* _Exercise_
Extract everything from the first line through the line with "const mValues = [250, 260, 270, 280, 290, 300];", both ends included, except for any pictures.

* _Dataset section_
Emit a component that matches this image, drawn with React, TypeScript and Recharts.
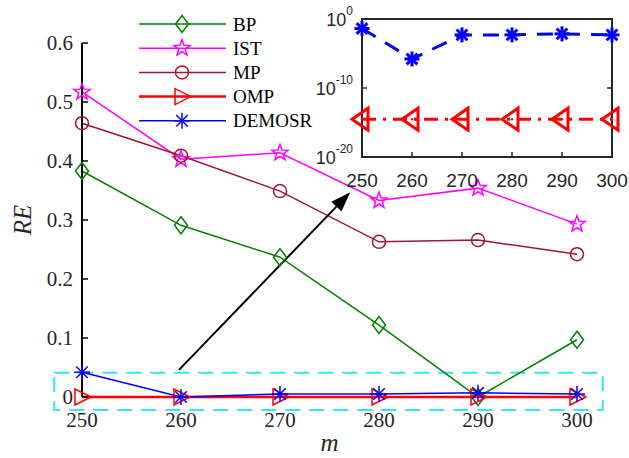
import React from 'react';
import { ComposedChart, LineChart, Line, XAxis, YAxis, ReferenceArea, ReferenceLine } from 'recharts';

// measurement counts on the x axis
const mValues = [250, 260, 270, 280, 290, 300];

// relative error per method
const bpRE = [0.383, 0.291, 0.237, 0.122, 0, 0.097];
const istRE = [0.517, 0.403, 0.414, 0.333, 0.354, 0.293];
const mpRE = [0.464, 0.409, 0.349, 0.263, 0.266, 0.242];
const ompRE = [3e-15, 3e-15, 3e-15, 3e-15, 3e-15, 3e-15];
const demosrRE = [0.042, 1.6e-6, 5e-3, 5e-3, 7e-3, 5e-3];

const reTicks = [0, 0.1, 0.2, 0.3, 0.4, 0.5, 0.6];
const logTicks = [1e-20, 1e-10, 1];

// zoomed region + arrow (data units of the main axes)
const zoomBox = { x1: 247.2, x2: 302.6, y1: -0.022, y2: 0.041 };
const arrowFrom = { x: 259.8, y: 0.046 };
const arrowTo = { x: 277.1, y: 0.347 };

const SERIF = '"Liberation Serif", "Times New Roman", serif';
const SANS = '"Liberation Sans", Arial, sans-serif';
const TICK_COLOR = '#262626';

const series = [
  { key: 'bp', name: 'BP', color: '#008000', marker: 'diamond', width: 1.5 },
  { key: 'ist', name: 'IST', color: '#ff00ff', marker: 'star', width: 1.5 },
  { key: 'mp', name: 'MP', color: '#a2142f', marker: 'circle', width: 1.5 },
  { key: 'omp', name: 'OMP', color: '#ff0000', marker: 'triRight', width: 2.5 },
  { key: 'demosr', name: 'DEMOSR', color: '#0000ff', marker: 'asterisk', width: 1.5 },
];

const mainData = mValues.map((m, i) => ({
  m,
  bp: bpRE[i],
  ist: istRE[i],
  mp: mpRE[i],
  omp: ompRE[i],
  demosr: demosrRE[i],
}));

const insetData = mValues.map((m, i) => ({ m, omp: ompRE[i], demosr: demosrRE[i] }));

function MarkerShape({ kind, cx, cy, color, sw = 1.5, big = false }: any) {
  if (cx == null || cy == null) return null;
  const common = { fill: 'none', stroke: color, strokeWidth: sw };
  if (kind === 'diamond') {
    const w = 6.5, h = 8.5;
    return <polygon {...common} points={`${cx},${cy - h} ${cx + w},${cy} ${cx},${cy + h} ${cx - w},${cy}`} />;
  }
  if (kind === 'circle') return <circle {...common} cx={cx} cy={cy} r={6.5} />;
  if (kind === 'star') {
    const pts = [];
    for (let k = 0; k < 10; k++) {
      const r = k % 2 === 0 ? 8.5 : 3.5;
      const a = -Math.PI / 2 + (k * Math.PI) / 5;
      pts.push(`${cx + r * Math.cos(a)},${cy + r * Math.sin(a)}`);
    }
    return <polygon {...common} points={pts.join(' ')} />;
  }
  if (kind === 'triRight') {
    return <polygon {...common} points={`${cx + 9},${cy} ${cx - 7},${cy - 8} ${cx - 7},${cy + 8}`} />;
  }
  if (kind === 'triLeft') {
    return (
      <g>
        <polygon {...common} points={`${cx - 10},${cy} ${cx + 6},${cy - 11} ${cx + 6},${cy + 11}`} />
        <circle cx={cx} cy={cy} r={1.2} fill={color} />
      </g>
    );
  }
  if (kind === 'asterisk') {
    const r = big ? 7.5 : 8;
    const d = r * 0.72;
    return (
      <g stroke={color} strokeWidth={sw}>
        <line x1={cx - r} x2={cx + r} y1={cy} y2={cy} />
        <line x1={cx} x2={cx} y1={cy - r} y2={cy + r} />
        <line x1={cx - d} x2={cx + d} y1={cy - d} y2={cy + d} />
        <line x1={cx - d} x2={cx + d} y1={cy + d} y2={cy - d} />
      </g>
    );
  }
  return null;
}

const MainXTick = ({ x, y, payload }: any) => (
  <text x={x} y={y} dy="0.35em" textAnchor="middle" style={{ fontFamily: SERIF, fontSize: 21 }} fill={TICK_COLOR}>
    {payload.value}
  </text>
);

const MainYTick = ({ x, y, payload }: any) => (
  <g>
    <line x1={x + 9} x2={x + 15} y1={y} y2={y} stroke="#000" strokeWidth={1.5} />
    <text x={x} y={y} dy="0.35em" textAnchor="end" style={{ fontFamily: SERIF, fontSize: 21 }} fill={TICK_COLOR}>
      {payload.value === 0 ? '0' : payload.value.toFixed(1)}
    </text>
  </g>
);

const InsetXTick = ({ x, y, payload }: any) => (
  <g>
    <line x1={x} x2={x} y1={y - 23} y2={y - 28} stroke="#262626" strokeWidth={1.5} />
    <text x={x} y={y} dy="0.35em" textAnchor="middle" style={{ fontFamily: SANS, fontSize: 19 }} fill={TICK_COLOR}>
      {payload.value}
    </text>
  </g>
);

const InsetYTick = ({ x, y, payload }: any) => (
  <g>
    <line x1={x + 9} x2={x + 14} y1={y} y2={y} stroke="#262626" strokeWidth={1.5} />
    <text x={x} y={y} textAnchor="end" style={{ fontFamily: SANS }} fill={TICK_COLOR}>
      <tspan fontSize={18} dy="0.4em">10</tspan>
      <tspan fontSize={12} dy="-0.9em">{Math.round(Math.log10(payload.value))}</tspan>
    </text>
  </g>
);

const InsetTopTick = ({ x, y }: any) => (
  <line x1={x} x2={x} y1={y} y2={y + 5} stroke="#262626" strokeWidth={1.5} />
);

const InsetRightTick = ({ x, y }: any) => (
  <line x1={x - 5} x2={x} y1={y} y2={y} stroke="#262626" strokeWidth={1.5} />
);

const ArrowShape = ({ x1, y1, x2, y2 }: any) => {
  if (x1 == null) return null;
  const dx = x2 - x1, dy = y2 - y1;
  const len = Math.sqrt(dx * dx + dy * dy);
  const ux = dx / len, uy = dy / len;
  const hl = 20, hw = 7;
  const bx = x2 - ux * hl, by = y2 - uy * hl;
  return (
    <g>
      <line x1={x1} y1={y1} x2={bx} y2={by} stroke="#000" strokeWidth={2} />
      <polygon
        points={`${x2},${y2} ${bx - uy * hw},${by + ux * hw} ${bx + uy * hw},${by - ux * hw}`}
        fill="#000"
      />
    </g>
  );
};

function LegendBox() {
  return (
    <svg width={260} height={140} style={{ position: 'absolute', left: 130, top: 0 }}>
      {series.map((s, i) => {
        const y = 24 + i * 24.2;
        return (
          <g key={s.key}>
            <line x1={9} x2={96} y1={y} y2={y} stroke={s.color} strokeWidth={s.width} />
            <MarkerShape kind={s.marker} cx={52} cy={y} color={s.color} />
            <text x={103} y={y} dy="0.35em" style={{ fontFamily: SERIF, fontSize: 19 }} fill="#000">
              {s.name}
            </text>
          </g>
        );
      })}
    </svg>
  );
}

export default function App() {
  return (
    <div style={{ position: 'absolute', left: 0, top: 0, width: 629, height: 458, background: '#fff' }}>
      <ComposedChart width={629} height={458} data={mainData} margin={{ top: 43, right: 52, bottom: 0, left: 0 }}>
        <XAxis
          dataKey="m"
          type="number"
          domain={[250, 300]}
          ticks={mValues}
          axisLine={false}
          tickLine={false}
          tickSize={0}
          tickMargin={23}
          height={61}
          tick={<MainXTick />}
          label={{
            value: 'm',
            position: 'insideBottom',
            offset: 7,
            style: { fontFamily: SERIF, fontStyle: 'italic', fontSize: 25, fill: TICK_COLOR },
          }}
        />
        <YAxis
          type="number"
          domain={[0, 0.6]}
          ticks={reTicks}
          width={82}
          axisLine={{ stroke: '#000', strokeWidth: 2 }}
          tickLine={false}
          tickSize={0}
          tickMargin={9}
          tick={<MainYTick />}
          label={{
            value: 'RE',
            angle: -90,
            position: 'insideLeft',
            offset: 22,
            style: { fontFamily: SERIF, fontStyle: 'italic', fontSize: 25, fill: TICK_COLOR, textAnchor: 'middle' },
          }}
        />
        {series.map((s) => (
          <Line
            key={s.key}
            dataKey={s.key}
            type="linear"
            stroke={s.color}
            strokeWidth={s.width}
            isAnimationActive={false}
            dot={(p: any) => (
              <MarkerShape key={`${s.key}-${p.index}`} kind={s.marker} cx={p.cx} cy={p.cy} color={s.color} />
            )}
            activeDot={false}
          />
        ))}
        <ReferenceArea
          x1={zoomBox.x1}
          x2={zoomBox.x2}
          y1={zoomBox.y1}
          y2={zoomBox.y2}
          ifOverflow="visible"
          fill="none"
          fillOpacity={0}
          stroke="#33e6f0"
          strokeWidth={2}
          strokeDasharray="15 9"
        />
        <ReferenceLine
          segment={[arrowFrom, arrowTo]}
          ifOverflow="visible"
          stroke="#000"
          shape={(p: any) => <ArrowShape {...p} />}
        />
      </ComposedChart>

      <LegendBox />

      <div style={{ position: 'absolute', left: 300, top: 0 }}>
        <LineChart width={329} height={200} data={insetData} margin={{ top: 19, right: 0, bottom: 0, left: 0 }}>
          <XAxis
            dataKey="m"
            type="number"
            domain={[250, 300]}
            ticks={mValues}
            axisLine={false}
            tickLine={false}
            tickSize={0}
            tickMargin={23}
            height={43}
            tick={<InsetXTick />}
          />
          <XAxis
            xAxisId="t"
            orientation="top"
            type="number"
            domain={[250, 300]}
            ticks={mValues}
            allowDataOverflow
            axisLine={false}
            tickLine={false}
            tickSize={0}
            tickMargin={0}
            height={0}
            tick={<InsetTopTick />}
          />
          <YAxis
            scale="log"
            type="number"
            domain={[1e-20, 1]}
            ticks={logTicks}
            width={62}
            axisLine={false}
            tickLine={false}
            tickSize={0}
            tickMargin={9}
            tick={<InsetYTick />}
          />
          <YAxis
            yAxisId="r"
            orientation="right"
            scale="log"
            type="number"
            domain={[1e-20, 1]}
            ticks={logTicks}
            allowDataOverflow
            width={17}
            axisLine={false}
            tickLine={false}
            tickSize={0}
            tickMargin={0}
            tick={<InsetRightTick />}
          />
          <ReferenceArea
            x1={250}
            x2={300}
            y1={1e-20}
            y2={1}
            ifOverflow="visible"
            fill="#fff"
            fillOpacity={1}
            stroke="#262626"
            strokeWidth={2}
          />
          <Line
            dataKey="omp"
            type="linear"
            stroke="#ff0000"
            strokeWidth={3}
            strokeDasharray="14 7 3 7"
            isAnimationActive={false}
            dot={(p: any) => (
              <MarkerShape key={`iomp-${p.index}`} kind="triLeft" cx={p.cx} cy={p.cy} color="#ff0000" sw={3} />
            )}
            activeDot={false}
          />
          <Line
            dataKey="demosr"
            type="linear"
            stroke="#0000ff"
            strokeWidth={3}
            strokeDasharray="16 11"
            isAnimationActive={false}
            dot={(p: any) => (
              <MarkerShape key={`idem-${p.index}`} kind="asterisk" cx={p.cx} cy={p.cy} color="#0000ff" sw={3} big />
            )}
            activeDot={false}
          />
        </LineChart>
      </div>
    </div>
  );
}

* _Task result_
Emit a component that matches this image, drawn with React, TypeScript and Recharts.
import React from 'react';
import { ComposedChart, LineChart, Line, XAxis, YAxis, ReferenceArea, ReferenceLine } from 'recharts';

// measurement counts on the x axis
const mValues = [250, 260, 270, 280, 290, 300];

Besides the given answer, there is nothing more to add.